Rabugento e de personalidade difícil. Essas são as características principais de Arthur (Terence Stamp), personagem principal de “Canção para Marion”, filme escrito e dirigido por Paul Andrew Williams. Durante boa parte do longa fica difícil criar uma empatia por esse personagem, por causa justamente dessas suas características, porém, na medida em que a trama de “Canção para Marion” vai avançando, a gente vai percebendo que esse é o jeito dele, que quem o ama gosta dele do jeito que ele é e, apesar disso e das coisas difíceis que ele enfrenta no decorrer da obra, Arthur não irá se entregar à Síndrome de Gabriela – explico: “eu nasci assim, eu cresci assim, eu sou mesmo assim, vou ser sempre assim”.
É justamente esse o mote principal por trás de “Canção de Marion”. O objetivo do filme dirigido e escrito por Paul Andrew Williams é nos retratar a jornada de transformação de Arthur. Acompanhamos as mudanças pelas quais a personagem irá passar na medida em que ele vai vivenciando algumas situações bastante complicadas, como a doença terminal da esposa Marion (Vanessa Redgrave) e o relacionamento difícil com o filho James (Christopher Eccleston).
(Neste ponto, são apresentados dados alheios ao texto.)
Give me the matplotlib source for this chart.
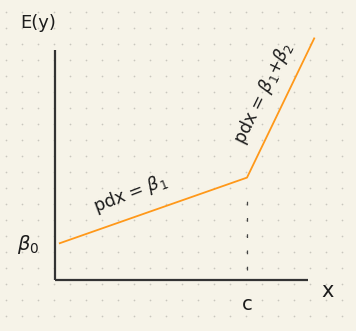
import numpy as np
import matplotlib
matplotlib.use("Agg")
import matplotlib.pyplot as plt

# piecewise linear E(y): intercept, knot at c, then steeper slope
knot_x = [0.3, 12.0, 16.2]
knot_y = [2.3, 6.4, 15.1]
c_value = 12.0
axis_len_x = 15.8
axis_len_y = 14.4

bg = "#f6f3e8"
orange = "#ff9819"
ink = "#1c1c1c"

fig = plt.figure(figsize=(3.56, 3.31), dpi=100, facecolor=bg)
ax = fig.add_axes([0, 0, 1, 1])
ax.set_facecolor(bg)
ax.set_xlim(-55 / 16, 301 / 16)
ax.set_ylim(-51 / 16, 280 / 16)
ax.axis("off")

# dotted notebook grid
gx = np.arange(-3.0625, 19, 1.0)
gy = np.arange(16.75, -3.5, -1.0)
GX, GY = np.meshgrid(gx, gy)
ax.scatter(GX.ravel(), GY.ravel(), s=1.5, color="#c9c7be", linewidths=0, zorder=0)

# hand drawn axes
ax.plot([0, 0], [0, axis_len_y], color="#333333", lw=1.6, solid_capstyle="butt")
ax.plot([0, axis_len_x], [0, 0], color="#333333", lw=1.6, solid_capstyle="butt")

# the regression line
ax.plot(knot_x, knot_y, color=orange, lw=1.3, zorder=3)

# dashed drop line at c
ax.plot([c_value, c_value], [0.6, 5.6], color="#444444", lw=0.9,
        dashes=(3, 10))

ax.text(-1.06, 16.06, "E(y)", fontsize=13, color=ink, ha="center", va="center")
ax.text(-1.69, 2.19, r"$\beta_0$", fontsize=14, color=ink, ha="center", va="center")
ax.text(c_value, -1.56, "c", fontsize=14, color=ink, ha="center", va="center")
ax.text(17.06, -0.69, "x", fontsize=15, color=ink, ha="center", va="center")

ax.text(4.69, 5.4, r"pdx = $\beta_1$", fontsize=12.5, color=ink,
        rotation=21, ha="center", va="center", rotation_mode="anchor")
ax.text(13.05, 11.7, r"pdx = $\beta_1$+$\beta_2$", fontsize=12.5, color=ink,
        rotation=64, ha="center", va="center", rotation_mode="anchor")

fig.savefig("out.png", dpi=100, facecolor=bg)
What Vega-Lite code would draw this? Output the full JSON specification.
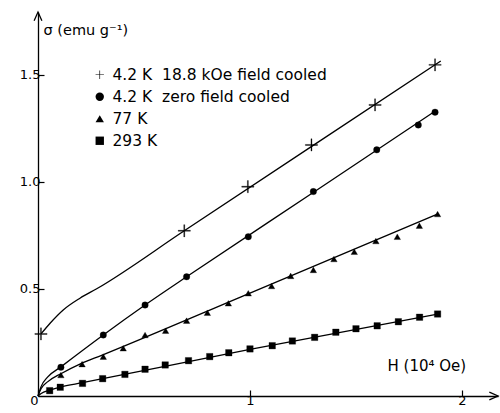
{
  "$schema": "https://vega.github.io/schema/vega-lite/v6.json",
  "width": 460,
  "height": 384,
  "autosize": {"type": "none"},
  "padding": {"left": 38, "top": 12, "right": 2, "bottom": 17},
  "background": "white",
  "config": {
    "view": {"stroke": null},
    "font": "DejaVu Sans",
    "axis": {"grid": false, "domainColor": "black", "domainWidth": 1.3, "tickColor": "black", "tickWidth": 1.2, "labelColor": "black", "titleColor": "black", "labelFont": "DejaVu Sans", "titleFont": "DejaVu Sans", "titleFontWeight": "normal"}
  },
  "data": {"values": [
    {"s": "4.2 K\u00a0\u00a018.8 kOe field cooled", "k": "c", "H": 0.014, "sigma": 0.29},
    {"s": "4.2 K\u00a0\u00a018.8 kOe field cooled", "k": "c", "H": 0.057, "sigma": 0.34},
    {"s": "4.2 K\u00a0\u00a018.8 kOe field cooled", "k": "c", "H": 0.119, "sigma": 0.402},
    {"s": "4.2 K\u00a0\u00a018.8 kOe field cooled", "k": "c", "H": 0.198, "sigma": 0.457},
    {"s": "4.2 K\u00a0\u00a018.8 kOe field cooled", "k": "c", "H": 0.277, "sigma": 0.501},
    {"s": "4.2 K\u00a0\u00a018.8 kOe field cooled", "k": "c", "H": 0.69, "sigma": 0.772},
    {"s": "4.2 K\u00a0\u00a018.8 kOe field cooled", "k": "c", "H": 1.3, "sigma": 1.172},
    {"s": "4.2 K\u00a0\u00a018.8 kOe field cooled", "k": "c", "H": 1.9, "sigma": 1.565},
    {"s": "4.2 K\u00a0\u00a018.8 kOe field cooled", "k": "p", "H": 0.014, "sigma": 0.29},
    {"s": "4.2 K\u00a0\u00a018.8 kOe field cooled", "k": "p", "H": 0.69, "sigma": 0.772},
    {"s": "4.2 K\u00a0\u00a018.8 kOe field cooled", "k": "p", "H": 0.99, "sigma": 0.978},
    {"s": "4.2 K\u00a0\u00a018.8 kOe field cooled", "k": "p", "H": 1.29, "sigma": 1.173},
    {"s": "4.2 K\u00a0\u00a018.8 kOe field cooled", "k": "p", "H": 1.59, "sigma": 1.36},
    {"s": "4.2 K\u00a0\u00a018.8 kOe field cooled", "k": "p", "H": 1.873, "sigma": 1.547},

    {"s": "4.2 K\u00a0\u00a0zero field cooled", "k": "c", "H": 0.0, "sigma": 0.0},
    {"s": "4.2 K\u00a0\u00a0zero field cooled", "k": "c", "H": 0.015, "sigma": 0.045},
    {"s": "4.2 K\u00a0\u00a0zero field cooled", "k": "c", "H": 0.045, "sigma": 0.088},
    {"s": "4.2 K\u00a0\u00a0zero field cooled", "k": "c", "H": 0.108, "sigma": 0.136},
    {"s": "4.2 K\u00a0\u00a0zero field cooled", "k": "c", "H": 0.308, "sigma": 0.285},
    {"s": "4.2 K\u00a0\u00a0zero field cooled", "k": "c", "H": 0.505, "sigma": 0.425},
    {"s": "4.2 K\u00a0\u00a0zero field cooled", "k": "c", "H": 0.701, "sigma": 0.557},
    {"s": "4.2 K\u00a0\u00a0zero field cooled", "k": "c", "H": 1.3, "sigma": 0.952},
    {"s": "4.2 K\u00a0\u00a0zero field cooled", "k": "c", "H": 1.873, "sigma": 1.331},
    {"s": "4.2 K\u00a0\u00a0zero field cooled", "k": "p", "H": 0.108, "sigma": 0.134},
    {"s": "4.2 K\u00a0\u00a0zero field cooled", "k": "p", "H": 0.308, "sigma": 0.285},
    {"s": "4.2 K\u00a0\u00a0zero field cooled", "k": "p", "H": 0.505, "sigma": 0.425},
    {"s": "4.2 K\u00a0\u00a0zero field cooled", "k": "p", "H": 0.701, "sigma": 0.557},
    {"s": "4.2 K\u00a0\u00a0zero field cooled", "k": "p", "H": 0.992, "sigma": 0.744},
    {"s": "4.2 K\u00a0\u00a0zero field cooled", "k": "p", "H": 1.299, "sigma": 0.955},
    {"s": "4.2 K\u00a0\u00a0zero field cooled", "k": "p", "H": 1.598, "sigma": 1.15},
    {"s": "4.2 K\u00a0\u00a0zero field cooled", "k": "p", "H": 1.794, "sigma": 1.266},
    {"s": "4.2 K\u00a0\u00a0zero field cooled", "k": "p", "H": 1.873, "sigma": 1.326},

    {"s": "77 K", "k": "c", "H": 0.0, "sigma": 0.0},
    {"s": "77 K", "k": "c", "H": 0.015, "sigma": 0.035},
    {"s": "77 K", "k": "c", "H": 0.045, "sigma": 0.066},
    {"s": "77 K", "k": "c", "H": 0.108, "sigma": 0.104},
    {"s": "77 K", "k": "c", "H": 0.2, "sigma": 0.15},
    {"s": "77 K", "k": "c", "H": 0.3, "sigma": 0.19},
    {"s": "77 K", "k": "c", "H": 1.0, "sigma": 0.481},
    {"s": "77 K", "k": "c", "H": 1.885, "sigma": 0.85},
    {"s": "77 K", "k": "p", "H": 0.108, "sigma": 0.098},
    {"s": "77 K", "k": "p", "H": 0.208, "sigma": 0.149},
    {"s": "77 K", "k": "p", "H": 0.308, "sigma": 0.184},
    {"s": "77 K", "k": "p", "H": 0.402, "sigma": 0.223},
    {"s": "77 K", "k": "p", "H": 0.505, "sigma": 0.285},
    {"s": "77 K", "k": "p", "H": 0.602, "sigma": 0.305},
    {"s": "77 K", "k": "p", "H": 0.701, "sigma": 0.352},
    {"s": "77 K", "k": "p", "H": 0.799, "sigma": 0.389},
    {"s": "77 K", "k": "p", "H": 0.898, "sigma": 0.433},
    {"s": "77 K", "k": "p", "H": 0.992, "sigma": 0.48},
    {"s": "77 K", "k": "p", "H": 1.102, "sigma": 0.514},
    {"s": "77 K", "k": "p", "H": 1.192, "sigma": 0.561},
    {"s": "77 K", "k": "p", "H": 1.299, "sigma": 0.589},
    {"s": "77 K", "k": "p", "H": 1.396, "sigma": 0.64},
    {"s": "77 K", "k": "p", "H": 1.492, "sigma": 0.674},
    {"s": "77 K", "k": "p", "H": 1.594, "sigma": 0.724},
    {"s": "77 K", "k": "p", "H": 1.695, "sigma": 0.744},
    {"s": "77 K", "k": "p", "H": 1.799, "sigma": 0.796},
    {"s": "77 K", "k": "p", "H": 1.885, "sigma": 0.85},

    {"s": "293 K", "k": "c", "H": 0.0, "sigma": 0.0},
    {"s": "293 K", "k": "c", "H": 0.015, "sigma": 0.012},
    {"s": "293 K", "k": "c", "H": 0.055, "sigma": 0.027},
    {"s": "293 K", "k": "c", "H": 0.105, "sigma": 0.042},
    {"s": "293 K", "k": "c", "H": 0.21, "sigma": 0.062},
    {"s": "293 K", "k": "c", "H": 1.0, "sigma": 0.218},
    {"s": "293 K", "k": "c", "H": 1.885, "sigma": 0.383},
    {"s": "293 K", "k": "p", "H": 0.055, "sigma": 0.025},
    {"s": "293 K", "k": "p", "H": 0.105, "sigma": 0.041},
    {"s": "293 K", "k": "p", "H": 0.21, "sigma": 0.059},
    {"s": "293 K", "k": "p", "H": 0.305, "sigma": 0.081},
    {"s": "293 K", "k": "p", "H": 0.41, "sigma": 0.101},
    {"s": "293 K", "k": "p", "H": 0.505, "sigma": 0.125},
    {"s": "293 K", "k": "p", "H": 0.6, "sigma": 0.145},
    {"s": "293 K", "k": "p", "H": 0.71, "sigma": 0.165},
    {"s": "293 K", "k": "p", "H": 0.81, "sigma": 0.184},
    {"s": "293 K", "k": "p", "H": 0.9, "sigma": 0.202},
    {"s": "293 K", "k": "p", "H": 1.0, "sigma": 0.22},
    {"s": "293 K", "k": "p", "H": 1.105, "sigma": 0.235},
    {"s": "293 K", "k": "p", "H": 1.2, "sigma": 0.257},
    {"s": "293 K", "k": "p", "H": 1.305, "sigma": 0.274},
    {"s": "293 K", "k": "p", "H": 1.405, "sigma": 0.298},
    {"s": "293 K", "k": "p", "H": 1.5, "sigma": 0.314},
    {"s": "293 K", "k": "p", "H": 1.6, "sigma": 0.328},
    {"s": "293 K", "k": "p", "H": 1.7, "sigma": 0.347},
    {"s": "293 K", "k": "p", "H": 1.8, "sigma": 0.368},
    {"s": "293 K", "k": "p", "H": 1.885, "sigma": 0.383}
  ]},
  "encoding": {
    "x": {"field": "H", "type": "quantitative", "scale": {"domain": [0, 2.17], "nice": false, "zero": false},
      "axis": {"values": [0, 1, 2], "format": "d", "tickSize": -6, "labelPadding": 4, "labelFontSize": 13,
        "labelAlign": {"condition": {"test": "datum.value == 0", "value": "right"}, "value": "center"},
        "title": "H (10\u2074 Oe)", "titleFontSize": 15, "titleX": 349, "titleY": -31, "titleAlign": "left", "titleBaseline": "middle", "titleAngle": 0}},
    "y": {"field": "sigma", "type": "quantitative", "scale": {"domain": [0, 1.794], "nice": false, "zero": false},
      "axis": {"values": [0.5, 1.0, 1.5], "format": ".1f", "tickSize": -6, "labelPadding": 4, "labelFontSize": 13,
        "title": "\u03c3 (emu g\u207b\u00b9)", "titleFontSize": 14.5, "titleX": 5, "titleY": 18, "titleAlign": "left", "titleBaseline": "middle", "titleAngle": 0}}
  },
  "layer": [
    {
      "transform": [{"filter": "datum.k == 'c'"}],
      "mark": {"type": "line", "interpolate": "monotone", "color": "black", "strokeWidth": 1.3},
      "encoding": {"detail": {"field": "s"}}
    },
    {
      "transform": [{"filter": "datum.k == 'p'"}],
      "mark": {"type": "point", "filled": true, "fill": "black", "stroke": "black", "strokeWidth": 0.3, "opacity": 1},
      "encoding": {
        "shape": {"field": "s", "type": "nominal",
          "scale": {"domain": ["4.2 K\u00a0\u00a018.8 kOe field cooled", "4.2 K\u00a0\u00a0zero field cooled", "77 K", "293 K"],
            "range": ["M-1,-0.08H-0.08V-1H0.08V-0.08H1V0.08H0.08V1H-0.08V0.08H-1Z", "circle", "triangle-up", "square"]},
          "legend": {"title": null, "orient": "none", "legendX": 54, "legendY": 55, "padding": 0,
            "labelFont": "DejaVu Sans", "labelFontSize": 15.5, "labelColor": "black", "labelOffset": 5, "rowPadding": 5, "labelLimit": 400,
            "symbolSize": 70, "symbolFillColor": "black", "symbolStrokeColor": "black", "symbolStrokeWidth": 0.6, "symbolOpacity": 1}},
        "size": {"condition": {"test": "indexof(datum.s, 'kOe') >= 0", "value": 150}, "value": 42}
      }
    },
    {
      "data": {"values": [{"H": 2.17, "sigma": 0}]},
      "mark": {"type": "point", "shape": "M-1,-0.45L0,0L-1,0.45", "filled": false, "stroke": "black", "strokeWidth": 1.3, "size": 300, "opacity": 1}
    },
    {
      "data": {"values": [{"H": 0, "sigma": 1.794}]},
      "mark": {"type": "point", "shape": "M-0.45,1L0,0L0.45,1", "filled": false, "stroke": "black", "strokeWidth": 1.3, "size": 300, "opacity": 1}
    }
  ]
}
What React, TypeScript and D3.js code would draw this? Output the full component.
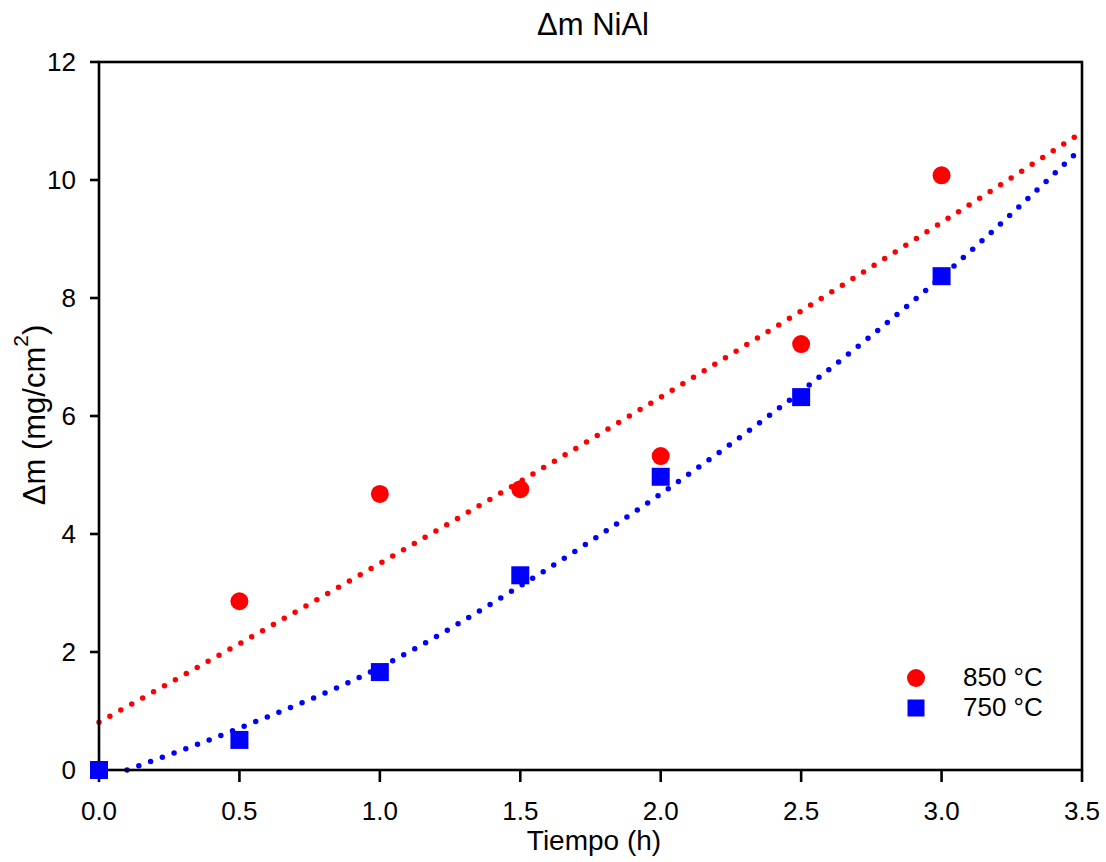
import React from 'react';
import * as d3 from 'd3';

// measured points
const times = [0, 0.5, 1.0, 1.5, 2.0, 2.5, 3.0];
const dm850 = [0, 2.86, 4.68, 4.76, 5.32, 7.22, 10.08];
const dm750 = [0, 0.51, 1.66, 3.3, 4.97, 6.32, 8.37];

// fitted curves
const fit850X = [0, 0.5, 1.0, 1.5, 2.0, 2.5, 3.0, 3.5];
const fit850Y = [0.81, 2.14, 3.5, 4.89, 6.32, 7.78, 9.28, 10.81];
const fit750X = [0.1, 0.5, 1.0, 1.5, 2.0, 2.5, 3.0, 3.5];
const fit750Y = [0, 0.71, 1.74, 3.12, 4.68, 6.42, 8.36, 10.55];

const xTicks = [0, 0.5, 1.0, 1.5, 2.0, 2.5, 3.0, 3.5];
const yTicks = [0, 2, 4, 6, 8, 10, 12];

const W = 1106;
const H = 862;
const margin = { top: 62, right: 24, bottom: 92, left: 99 };
const font = 'Liberation Sans, Arial, sans-serif';

const App = () => {
  const innerW = 1082 - margin.left;
  const innerH = 770 - margin.top;

  const x = d3.scaleLinear().domain([0, 3.5]).range([0, innerW]);
  const y = d3.scaleLinear().domain([0, 12]).range([innerH, 0]);

  const line = d3.line<[number, number]>()
    .x(d => x(d[0]))
    .y(d => y(d[1]))
    .curve(d3.curveMonotoneX);

  const red850 = line(fit850X.map((v, i) => [v, fit850Y[i]]) as [number, number][]);
  const blue750 = line(fit750X.map((v, i) => [v, fit750Y[i]]) as [number, number][]);

  const dotted = { fill: 'none', strokeWidth: 5.5, strokeLinecap: 'round' as const, strokeDasharray: '0 12.5' };

  return (
    <svg width={W} height={H} style={{ position: 'absolute', left: 0, top: 0, background: '#fff' }}
      fontFamily={font}>
      <text x={593} y={35} textAnchor="middle" fontSize={31}>Δm NiAl</text>
      <g transform={`translate(${margin.left},${margin.top})`}>
        <path d={red850 || ''} stroke="#ff0000" {...dotted} />
        <path d={blue750 || ''} stroke="#0000ff" {...dotted} />

        <rect x={0} y={0} width={innerW} height={innerH} fill="none" stroke="#000" strokeWidth={2.6} />

        {yTicks.map(t => (
          <g key={'y' + t} transform={`translate(0,${y(t)})`}>
            <line x1={-9} x2={0} stroke="#000" strokeWidth={2.6} />
            <text x={-23} dy="0.36em" textAnchor="end" fontSize={26}>{t}</text>
          </g>
        ))}
        {xTicks.map(t => (
          <g key={'x' + t} transform={`translate(${x(t)},${innerH})`}>
            <line y1={0} y2={12} stroke="#000" strokeWidth={2.6} />
            <text y={50} textAnchor="middle" fontSize={26}>{t.toFixed(1)}</text>
          </g>
        ))}

        {times.map((t, i) => (
          <circle key={'c' + i} cx={x(t)} cy={y(dm850[i])} r={9} fill="#ff0000" />
        ))}
        {times.map((t, i) => (
          <rect key={'s' + i} x={x(t) - 9} y={y(dm750[i]) - 9} width={18} height={18} fill="#0000ff" />
        ))}
      </g>

      <text x={594} y={850} textAnchor="middle" fontSize={28}>Tiempo (h)</text>
      <text transform="translate(45,415) rotate(-90)" textAnchor="middle" fontSize={31}>
        Δm (mg/cm<tspan dy={-17} fontSize={21}>2</tspan><tspan dy={17}>)</tspan>
      </text>

      <circle cx={916} cy={678} r={9} fill="#ff0000" />
      <text x={963} y={686} fontSize={26}>850 °C</text>
      <rect x={907.5} y={699.5} width={17} height={17} fill="#0000ff" />
      <text x={963} y={716} fontSize={26}>750 °C</text>
    </svg>
  );
};

export default App;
A forma como Paul Andrew Williams decide mostrar a transformação de Arthur é muito interessante. O diretor utiliza a música como forma de retratar a sua personagem derrubando, aos poucos, todas as barreiras que ele impôs em seus relacionamentos com os outros. Na medida em que deixa a música e o sentimento envolvido nessa forma de arte invadir a sua alma, Arthur começa a não ter medo de revelar tudo aquilo que sente, os seus medos e anseios e a importância que sua família tem para ele.
De muitas maneiras, “Canção para Marion” lembra outro filme inglês: “O Quarteto”, dirigido por Dustin Hoffman. Os dois filmes usam a arte – mais precisamente a música – como pano de fundo para abordar a dificuldade em relacionamentos humanos e as arestas que deixamos abertas em relação ao nosso passado, com influências diretas em nosso tempo presente. Além disso, os dois longas possuem finos atores ingleses em seu elenco. Se “O Quarteto” tinha Maggie Smith, Tom Courtenay, Billy Connolly e Pauline Collins na sua linha de frente; “Canção para Marion” tem Vanessa Redgrave e Terence Stamp arrasando com nossas emoções em duas lindas atuações.